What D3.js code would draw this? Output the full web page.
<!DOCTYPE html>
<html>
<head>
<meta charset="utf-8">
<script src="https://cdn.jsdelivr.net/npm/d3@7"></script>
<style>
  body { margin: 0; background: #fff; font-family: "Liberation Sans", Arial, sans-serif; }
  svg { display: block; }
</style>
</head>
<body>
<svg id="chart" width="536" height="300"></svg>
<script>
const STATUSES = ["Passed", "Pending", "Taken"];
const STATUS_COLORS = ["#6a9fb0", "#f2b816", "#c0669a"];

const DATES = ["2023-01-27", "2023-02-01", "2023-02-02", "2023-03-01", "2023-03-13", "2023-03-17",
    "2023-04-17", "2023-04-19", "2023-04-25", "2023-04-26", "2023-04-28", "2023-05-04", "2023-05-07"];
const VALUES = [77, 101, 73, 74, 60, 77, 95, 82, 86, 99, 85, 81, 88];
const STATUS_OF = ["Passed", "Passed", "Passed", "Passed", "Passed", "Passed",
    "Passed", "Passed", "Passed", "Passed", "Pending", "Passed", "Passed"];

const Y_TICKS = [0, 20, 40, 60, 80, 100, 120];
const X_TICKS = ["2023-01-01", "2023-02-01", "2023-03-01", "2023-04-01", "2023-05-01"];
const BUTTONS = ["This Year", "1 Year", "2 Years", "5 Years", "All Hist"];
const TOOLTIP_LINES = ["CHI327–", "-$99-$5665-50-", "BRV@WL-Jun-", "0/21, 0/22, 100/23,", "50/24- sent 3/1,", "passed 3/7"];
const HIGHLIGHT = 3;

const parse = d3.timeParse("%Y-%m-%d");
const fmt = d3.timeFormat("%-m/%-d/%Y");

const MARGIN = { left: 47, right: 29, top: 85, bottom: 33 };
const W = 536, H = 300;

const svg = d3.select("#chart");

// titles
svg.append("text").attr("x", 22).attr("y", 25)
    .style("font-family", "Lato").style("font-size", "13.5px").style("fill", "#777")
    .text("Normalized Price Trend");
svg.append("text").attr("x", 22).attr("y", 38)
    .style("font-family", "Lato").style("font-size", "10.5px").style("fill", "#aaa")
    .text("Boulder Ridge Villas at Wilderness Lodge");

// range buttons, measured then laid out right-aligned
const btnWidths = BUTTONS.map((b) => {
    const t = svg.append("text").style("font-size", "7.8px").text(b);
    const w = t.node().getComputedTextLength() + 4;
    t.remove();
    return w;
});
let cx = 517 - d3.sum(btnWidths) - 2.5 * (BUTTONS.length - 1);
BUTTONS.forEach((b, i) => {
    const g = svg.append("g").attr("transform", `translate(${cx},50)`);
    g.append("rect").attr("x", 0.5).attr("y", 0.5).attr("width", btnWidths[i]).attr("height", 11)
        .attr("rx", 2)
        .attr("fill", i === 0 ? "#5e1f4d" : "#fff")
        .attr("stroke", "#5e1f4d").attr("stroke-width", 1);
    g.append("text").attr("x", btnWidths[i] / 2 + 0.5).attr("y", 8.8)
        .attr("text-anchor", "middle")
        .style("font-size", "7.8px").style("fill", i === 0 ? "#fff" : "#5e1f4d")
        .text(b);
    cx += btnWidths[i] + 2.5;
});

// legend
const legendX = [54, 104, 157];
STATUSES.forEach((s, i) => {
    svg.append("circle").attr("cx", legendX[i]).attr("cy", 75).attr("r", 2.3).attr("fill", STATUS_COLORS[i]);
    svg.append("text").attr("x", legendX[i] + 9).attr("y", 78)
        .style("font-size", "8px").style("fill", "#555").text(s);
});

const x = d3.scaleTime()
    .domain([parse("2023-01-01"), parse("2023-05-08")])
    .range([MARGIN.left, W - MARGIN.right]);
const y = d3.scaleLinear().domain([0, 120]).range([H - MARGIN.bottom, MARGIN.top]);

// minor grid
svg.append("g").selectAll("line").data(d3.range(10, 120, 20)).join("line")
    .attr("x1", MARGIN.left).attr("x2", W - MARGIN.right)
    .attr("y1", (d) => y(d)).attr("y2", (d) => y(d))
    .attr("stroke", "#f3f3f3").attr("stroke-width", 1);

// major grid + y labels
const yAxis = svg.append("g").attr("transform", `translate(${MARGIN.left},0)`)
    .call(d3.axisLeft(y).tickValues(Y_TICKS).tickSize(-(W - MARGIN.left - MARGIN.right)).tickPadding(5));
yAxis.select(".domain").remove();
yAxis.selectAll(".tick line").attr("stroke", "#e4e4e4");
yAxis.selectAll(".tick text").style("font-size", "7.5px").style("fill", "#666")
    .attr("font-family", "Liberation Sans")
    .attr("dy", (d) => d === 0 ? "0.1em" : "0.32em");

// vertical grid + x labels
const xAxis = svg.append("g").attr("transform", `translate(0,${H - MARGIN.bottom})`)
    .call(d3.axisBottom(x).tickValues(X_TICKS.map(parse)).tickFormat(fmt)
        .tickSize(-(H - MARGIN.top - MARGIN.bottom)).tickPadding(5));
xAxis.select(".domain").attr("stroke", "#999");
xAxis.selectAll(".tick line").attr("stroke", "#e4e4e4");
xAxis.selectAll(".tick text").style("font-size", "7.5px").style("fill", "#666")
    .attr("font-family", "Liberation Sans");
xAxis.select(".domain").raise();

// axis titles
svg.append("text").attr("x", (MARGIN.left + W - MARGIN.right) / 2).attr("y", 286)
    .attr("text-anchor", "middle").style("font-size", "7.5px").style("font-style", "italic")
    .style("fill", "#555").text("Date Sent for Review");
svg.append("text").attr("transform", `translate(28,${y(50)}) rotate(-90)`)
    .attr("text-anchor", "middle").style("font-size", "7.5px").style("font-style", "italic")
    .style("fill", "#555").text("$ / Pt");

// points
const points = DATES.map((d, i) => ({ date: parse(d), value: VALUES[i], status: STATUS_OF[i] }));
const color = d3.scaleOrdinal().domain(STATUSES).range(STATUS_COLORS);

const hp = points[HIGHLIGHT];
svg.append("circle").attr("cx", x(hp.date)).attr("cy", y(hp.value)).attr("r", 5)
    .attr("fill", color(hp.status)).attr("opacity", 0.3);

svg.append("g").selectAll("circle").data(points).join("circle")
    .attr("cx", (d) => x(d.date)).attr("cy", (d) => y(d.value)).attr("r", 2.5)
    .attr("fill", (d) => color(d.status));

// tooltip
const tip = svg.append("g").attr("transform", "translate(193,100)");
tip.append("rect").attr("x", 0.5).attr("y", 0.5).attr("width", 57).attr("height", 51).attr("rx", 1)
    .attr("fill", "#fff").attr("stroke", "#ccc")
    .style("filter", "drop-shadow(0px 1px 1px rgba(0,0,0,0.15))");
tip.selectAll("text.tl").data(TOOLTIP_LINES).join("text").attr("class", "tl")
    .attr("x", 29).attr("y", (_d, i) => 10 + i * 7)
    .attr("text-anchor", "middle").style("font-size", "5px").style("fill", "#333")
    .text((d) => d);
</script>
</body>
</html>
━━━━━━━━━━
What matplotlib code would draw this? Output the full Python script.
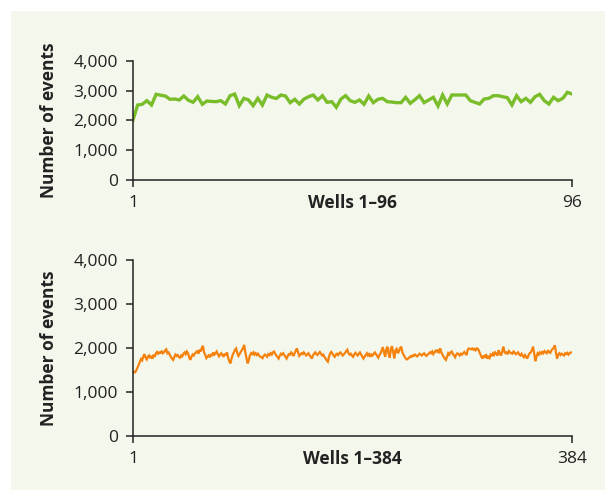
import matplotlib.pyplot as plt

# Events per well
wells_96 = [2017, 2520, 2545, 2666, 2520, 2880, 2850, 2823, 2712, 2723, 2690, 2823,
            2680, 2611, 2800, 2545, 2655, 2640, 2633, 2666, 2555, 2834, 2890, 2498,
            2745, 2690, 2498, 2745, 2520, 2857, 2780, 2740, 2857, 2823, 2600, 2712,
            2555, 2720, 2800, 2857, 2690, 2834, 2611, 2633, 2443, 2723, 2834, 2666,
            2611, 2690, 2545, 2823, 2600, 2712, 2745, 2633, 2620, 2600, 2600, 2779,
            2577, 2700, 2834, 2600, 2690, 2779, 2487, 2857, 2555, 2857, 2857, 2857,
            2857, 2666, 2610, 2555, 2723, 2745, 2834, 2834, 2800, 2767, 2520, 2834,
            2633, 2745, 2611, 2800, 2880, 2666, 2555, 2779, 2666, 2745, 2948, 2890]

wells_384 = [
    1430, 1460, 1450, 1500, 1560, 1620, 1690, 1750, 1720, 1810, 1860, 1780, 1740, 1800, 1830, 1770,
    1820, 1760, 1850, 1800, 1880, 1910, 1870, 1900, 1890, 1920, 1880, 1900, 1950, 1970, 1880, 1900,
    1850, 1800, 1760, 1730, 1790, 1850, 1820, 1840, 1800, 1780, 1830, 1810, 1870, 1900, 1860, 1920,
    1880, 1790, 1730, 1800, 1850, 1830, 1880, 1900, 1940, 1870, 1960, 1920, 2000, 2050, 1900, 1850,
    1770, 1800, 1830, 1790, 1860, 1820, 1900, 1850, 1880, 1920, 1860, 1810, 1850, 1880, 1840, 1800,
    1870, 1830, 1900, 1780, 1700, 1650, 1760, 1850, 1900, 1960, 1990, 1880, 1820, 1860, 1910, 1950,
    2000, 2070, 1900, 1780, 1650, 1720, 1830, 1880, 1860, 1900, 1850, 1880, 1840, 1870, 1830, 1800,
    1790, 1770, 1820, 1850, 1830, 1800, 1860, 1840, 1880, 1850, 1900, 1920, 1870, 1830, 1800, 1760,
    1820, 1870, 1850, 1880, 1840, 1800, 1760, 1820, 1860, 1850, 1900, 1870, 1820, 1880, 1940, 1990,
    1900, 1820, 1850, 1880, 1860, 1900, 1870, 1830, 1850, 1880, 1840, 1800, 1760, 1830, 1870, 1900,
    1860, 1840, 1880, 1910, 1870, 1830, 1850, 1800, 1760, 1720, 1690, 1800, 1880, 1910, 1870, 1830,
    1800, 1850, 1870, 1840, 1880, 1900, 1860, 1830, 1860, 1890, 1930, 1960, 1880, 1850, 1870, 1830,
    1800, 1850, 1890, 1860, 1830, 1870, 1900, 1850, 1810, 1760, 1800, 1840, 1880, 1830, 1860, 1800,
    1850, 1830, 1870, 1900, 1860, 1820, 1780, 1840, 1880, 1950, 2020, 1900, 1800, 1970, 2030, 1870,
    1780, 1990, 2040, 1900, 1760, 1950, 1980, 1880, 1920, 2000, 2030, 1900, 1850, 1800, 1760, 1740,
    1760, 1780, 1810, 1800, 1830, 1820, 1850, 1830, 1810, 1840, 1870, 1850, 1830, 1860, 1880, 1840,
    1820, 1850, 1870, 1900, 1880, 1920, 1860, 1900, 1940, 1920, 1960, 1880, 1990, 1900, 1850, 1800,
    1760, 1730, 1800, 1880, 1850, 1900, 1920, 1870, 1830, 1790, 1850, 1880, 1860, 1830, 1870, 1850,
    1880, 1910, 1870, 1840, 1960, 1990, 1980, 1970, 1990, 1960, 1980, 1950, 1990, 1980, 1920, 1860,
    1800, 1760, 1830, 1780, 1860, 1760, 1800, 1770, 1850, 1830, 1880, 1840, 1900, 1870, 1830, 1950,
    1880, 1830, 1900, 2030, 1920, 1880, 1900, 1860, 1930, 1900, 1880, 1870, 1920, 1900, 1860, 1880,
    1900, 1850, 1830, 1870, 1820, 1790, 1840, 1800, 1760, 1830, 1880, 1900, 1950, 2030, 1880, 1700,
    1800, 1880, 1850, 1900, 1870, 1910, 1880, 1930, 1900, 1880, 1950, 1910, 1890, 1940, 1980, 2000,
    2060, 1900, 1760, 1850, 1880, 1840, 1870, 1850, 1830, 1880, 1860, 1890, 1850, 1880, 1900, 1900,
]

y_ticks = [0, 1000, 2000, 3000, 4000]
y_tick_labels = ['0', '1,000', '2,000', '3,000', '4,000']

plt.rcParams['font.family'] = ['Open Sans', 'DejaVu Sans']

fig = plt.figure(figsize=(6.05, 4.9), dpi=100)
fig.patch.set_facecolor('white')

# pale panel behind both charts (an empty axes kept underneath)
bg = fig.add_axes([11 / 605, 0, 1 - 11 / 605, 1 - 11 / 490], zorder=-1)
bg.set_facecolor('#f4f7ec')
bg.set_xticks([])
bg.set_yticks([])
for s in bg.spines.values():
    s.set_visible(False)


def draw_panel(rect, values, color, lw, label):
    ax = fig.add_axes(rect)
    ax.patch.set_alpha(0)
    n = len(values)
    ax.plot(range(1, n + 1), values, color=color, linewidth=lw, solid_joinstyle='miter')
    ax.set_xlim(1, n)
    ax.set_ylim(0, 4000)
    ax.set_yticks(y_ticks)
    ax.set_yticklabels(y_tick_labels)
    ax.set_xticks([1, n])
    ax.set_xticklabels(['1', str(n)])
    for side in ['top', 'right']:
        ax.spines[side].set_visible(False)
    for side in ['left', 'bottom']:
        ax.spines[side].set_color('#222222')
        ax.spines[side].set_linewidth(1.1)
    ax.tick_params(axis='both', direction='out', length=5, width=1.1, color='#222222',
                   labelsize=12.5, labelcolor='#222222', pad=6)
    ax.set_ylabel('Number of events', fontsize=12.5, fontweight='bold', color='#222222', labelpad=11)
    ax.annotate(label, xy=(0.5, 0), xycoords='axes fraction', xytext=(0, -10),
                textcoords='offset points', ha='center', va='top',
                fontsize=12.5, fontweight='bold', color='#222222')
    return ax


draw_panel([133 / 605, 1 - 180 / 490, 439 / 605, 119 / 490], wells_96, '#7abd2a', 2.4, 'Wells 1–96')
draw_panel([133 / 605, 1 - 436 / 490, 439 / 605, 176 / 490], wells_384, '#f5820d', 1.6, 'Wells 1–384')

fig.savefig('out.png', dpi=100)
━━━━━━━━━━
### [WHAT IS EXPECTED]
Restate word for word the lines that begin at the one with "What matplotlib code" and end at the one with "import matplotlib.pyplot as plt", including both, and leave every picture aside.

### [EXPECTED OUTPUT]
What matplotlib code would draw this? Output the full Python script.
import matplotlib.pyplot as plt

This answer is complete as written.